On 7/23/2008 4:22 PM, Duncan Murdoch wrote:
On 7/23/2008 3:41 PM, cindy Guo wrote:
Hi, I want to generate random samples from truncated normal say
Normal(0,1)Indicator((0,1),(2,4)). It has more than one intervals. In the
library msm, it seems to me that the 'lower' and 'upper' arguments can only
be a number. I tried rtnorm(1,mean=0,sd=1, lower=c(0,2),upper=c(1,4)) and it
didn't work.
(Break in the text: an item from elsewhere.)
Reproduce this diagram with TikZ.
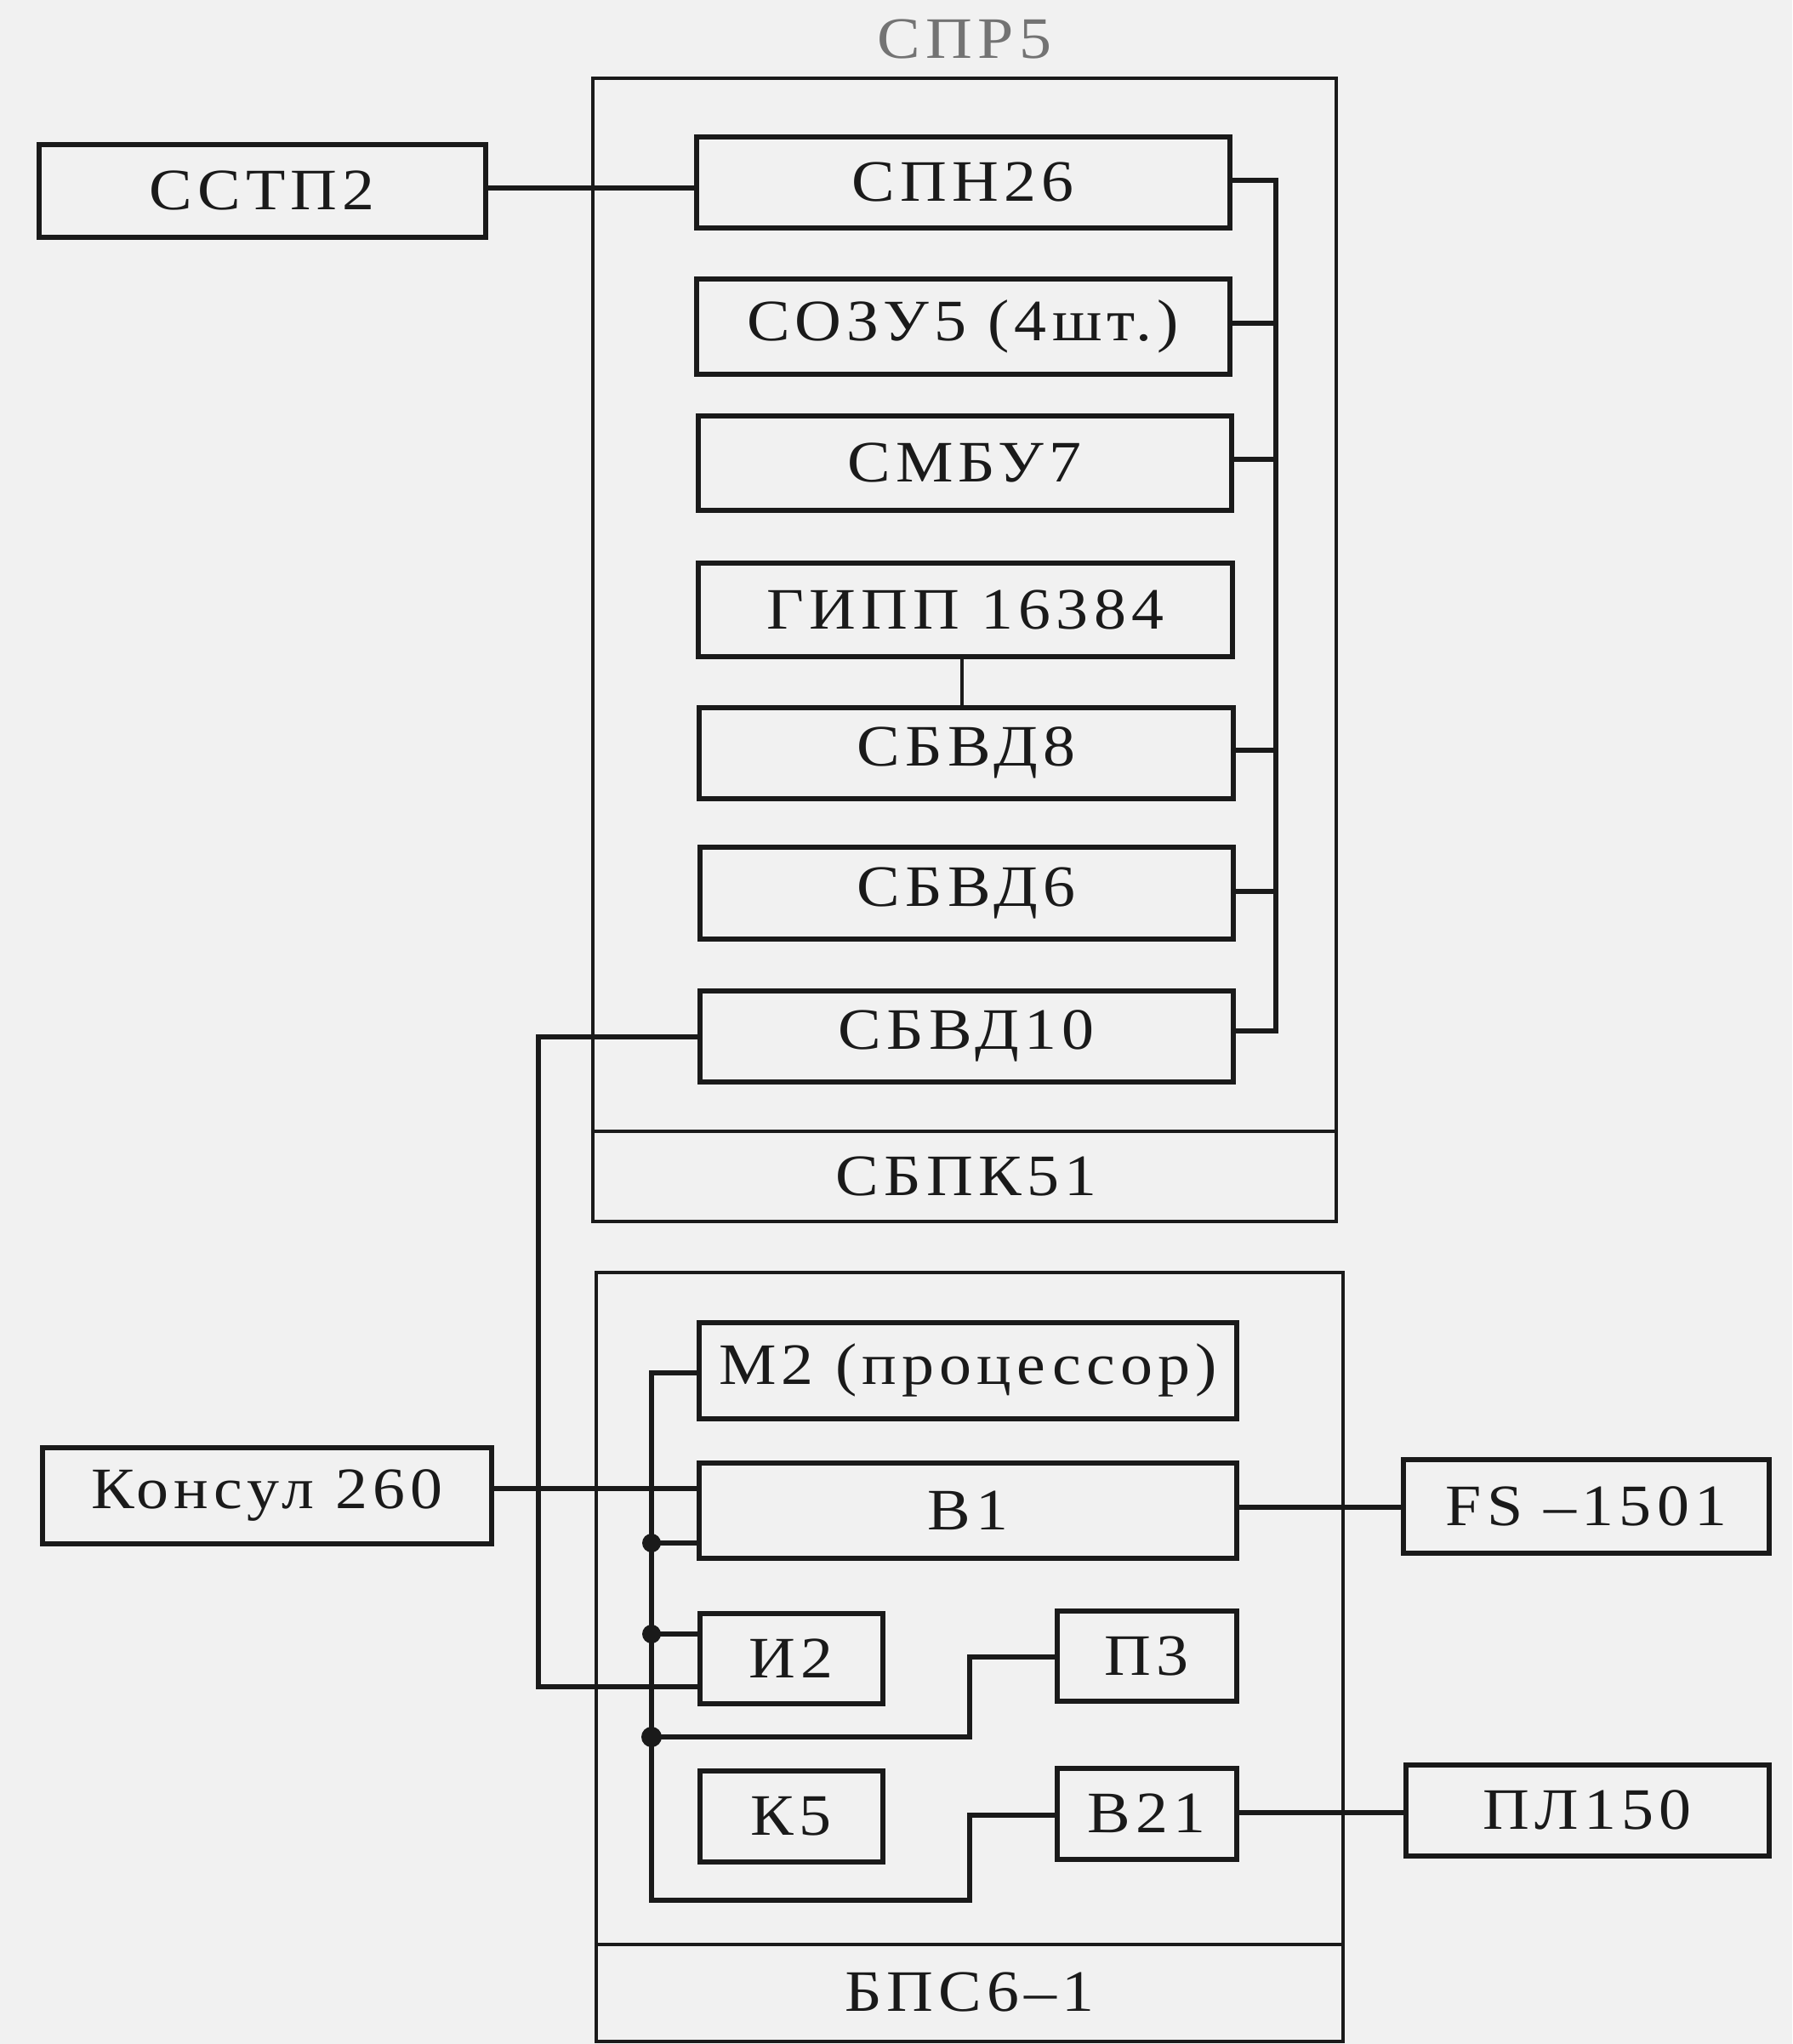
\documentclass[tikz,border=0pt]{standalone}
\usepackage{fontspec}
\setmainfont{Liberation Serif}[LetterSpace=9,FakeStretch=1.1]
\usetikzlibrary{calc}
\definecolor{paper}{HTML}{F1F1F1}
\definecolor{ink}{HTML}{1A1A1A}
\newcommand{\lbl}{\fontsize{69}{80}\selectfont}
\begin{document}
\begin{tikzpicture}[x=1pt,y=-1pt,
  box/.style={draw=ink, line width=6pt, inner sep=0pt, font=\lbl, text=ink},
  outerbox/.style={draw=ink, line width=4.5pt, inner sep=0pt},
  wire/.style={draw=ink, line width=6pt, line join=miter},
  thinwire/.style={draw=ink, line width=3.5pt},
  dotj/.style={fill=ink}]
\useasboundingbox (0,0) rectangle (2107,2403);
\fill[paper] (0,0) rectangle (2107,2403);

% ---------- СПР5 rack ----------
\node[font=\lbl, text=black!55] (sprtitle) at (1134,46) {СПР5};
\node[outerbox, minimum width=874, minimum height=1344] (spr5) at (1134,764) {};
\draw[outerbox] (spr5.west |- 0,1330) -- (spr5.east |- 0,1330);
\node[font=\lbl, text=ink] (sbpk) at (1136,1383) {СБПК51};

\node[box, minimum width=627, minimum height=107] (spn26) at (1132,214) {СПН26};
\node[box, minimum width=627, minimum height=112] (sozu) at (1132,384) {СОЗУ5 (4шт.)};
\node[box, minimum width=627, minimum height=111] (smbu) at (1134,544) {СМБУ7};
\node[box, minimum width=628, minimum height=110] (gipp) at (1135,717) {ГИПП 16384};
\node[box, minimum width=628, minimum height=107] (sbvd8) at (1136,885) {СБВД8};
\node[box, minimum width=627, minimum height=108] (sbvd6) at (1136,1050) {СБВД6};
\node[box, minimum width=627, minimum height=107] (sbvd10) at (1136,1218) {СБВД10};

\node[box, minimum width=525, minimum height=109] (sstp) at (308,224) {ССТП2};

% right-hand bus of СПР5
\coordinate (rbus) at (1500,0);
\draw[wire] (spn26.east |- 0,212) -- (rbus |- 0,212) -- (rbus |- 0,1212) -- (sbvd10.east |- 0,1212);
\draw[wire] (sozu.east |- 0,380) -- (rbus |- 0,380);
\draw[wire] (smbu.east |- 0,540) -- (rbus |- 0,540);
\draw[wire] (sbvd8.east |- 0,882) -- (rbus |- 0,882);
\draw[wire] (sbvd6.east |- 0,1048) -- (rbus |- 0,1048);
\draw[thinwire] (gipp.south -| 1131,0) -- (sbvd8.north -| 1131,0);

\draw[wire] (sstp.east |- 0,221) -- (spn26.west |- 0,221);

% ---------- БПС6-1 rack ----------
\node[outerbox, minimum width=878, minimum height=904] (bps) at (1140,1948) {};
\draw[outerbox] (bps.west |- 0,2286) -- (bps.east |- 0,2286);
\node[font=\lbl, text=ink] (bpslbl) at (1140,2342) {БПС6–1};

\node[box, minimum width=632, minimum height=113] (m2) at (1138,1611) {М2 (процессор)};
\node[box, minimum width=632, minimum height=112] (b1) at (1138,1776) {В1};
\node[box, minimum width=215, minimum height=106] (i2) at (930,1950) {И2};
\node[box, minimum width=211, minimum height=106] (p3) at (1348,1947) {П3};
\node[box, minimum width=215, minimum height=107] (k5) at (930,2135) {К5};
\node[box, minimum width=211, minimum height=107] (b21) at (1348,2132) {В21};

\node[box, minimum width=528, minimum height=113] (konsul) at (314,1758) {Консул 260};
\node[box, minimum width=430, minimum height=110] (fs) at (1865,1771) {FS –1501};
\node[box, minimum width=427, minimum height=107] (pl) at (1866,2128) {ПЛ150};

% external links
\draw[wire] (konsul.east |- 0,1750) -- (b1.west |- 0,1750);
\draw[wire] (b1.east |- 0,1772) -- (fs.west |- 0,1772);
\draw[wire] (b21.east |- 0,2131) -- (pl.west |- 0,2131);

% long line СБВД10 -> И2
\coordinate (lbus) at (633,0);
\draw[wire] (sbvd10.west |- 0,1219) -- (lbus |- 0,1219) -- (lbus |- 0,1983) -- (i2.west |- 0,1983);

% internal bus of БПС6-1
\coordinate (ibus) at (766,0);
\draw[wire] (m2.west |- 0,1614) -- (ibus |- 0,1614) -- (ibus |- 0,2234) -- (1140,2234) -- (1140,2134) -- (b21.west |- 0,2134);
\draw[wire] (ibus |- 0,1814) -- (b1.west |- 0,1814);
\draw[wire] (ibus |- 0,1921) -- (i2.west |- 0,1921);
\draw[wire] (ibus |- 0,2042) -- (1140,2042) -- (1140,1948) -- (p3.west |- 0,1948);
\fill[dotj] (ibus |- 0,1814) circle (11);
\fill[dotj] (ibus |- 0,1921) circle (11);
\fill[dotj] (ibus |- 0,2042) circle (12);
\end{tikzpicture}
\end{document}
Can you tell me  how I can do truncated normal at more than one
intervals?

The inverse CDF method will work.  For example, this untested code:

rtruncnorm <- function(n, mean=0, sd=1, lower=-Inf, upper=Inf) {
   plower <- pnorm(lower, mean, sd) # get the probability values for the
                                    # lower limits
   pupper <- pnorm(upper, mean, sd) # ditto for the upper limits
   p <- plower + (pupper - plower)*runif(n) # get random values between
                                            # those
   qnorm(p, mean, sd)  # invert the CDFs
}

As I said, this is untested, but it should work if all of mean, sd, lower, and upper are the same length, and in some cases where they aren't.

Duncan Murdoch

One case where the code above will *not* work is if your truncation is too far out in the tails, e.g. a standard normal, truncated to be in the interval [100, 101]. It is possible to do those in R, but it's tricky to avoid rounding error: in the example above, both plower and pupper will be exactly 1 in this case. You need to do calculations on a log scale, and work with upper tails instead of lower ones. It all gets kind of messy.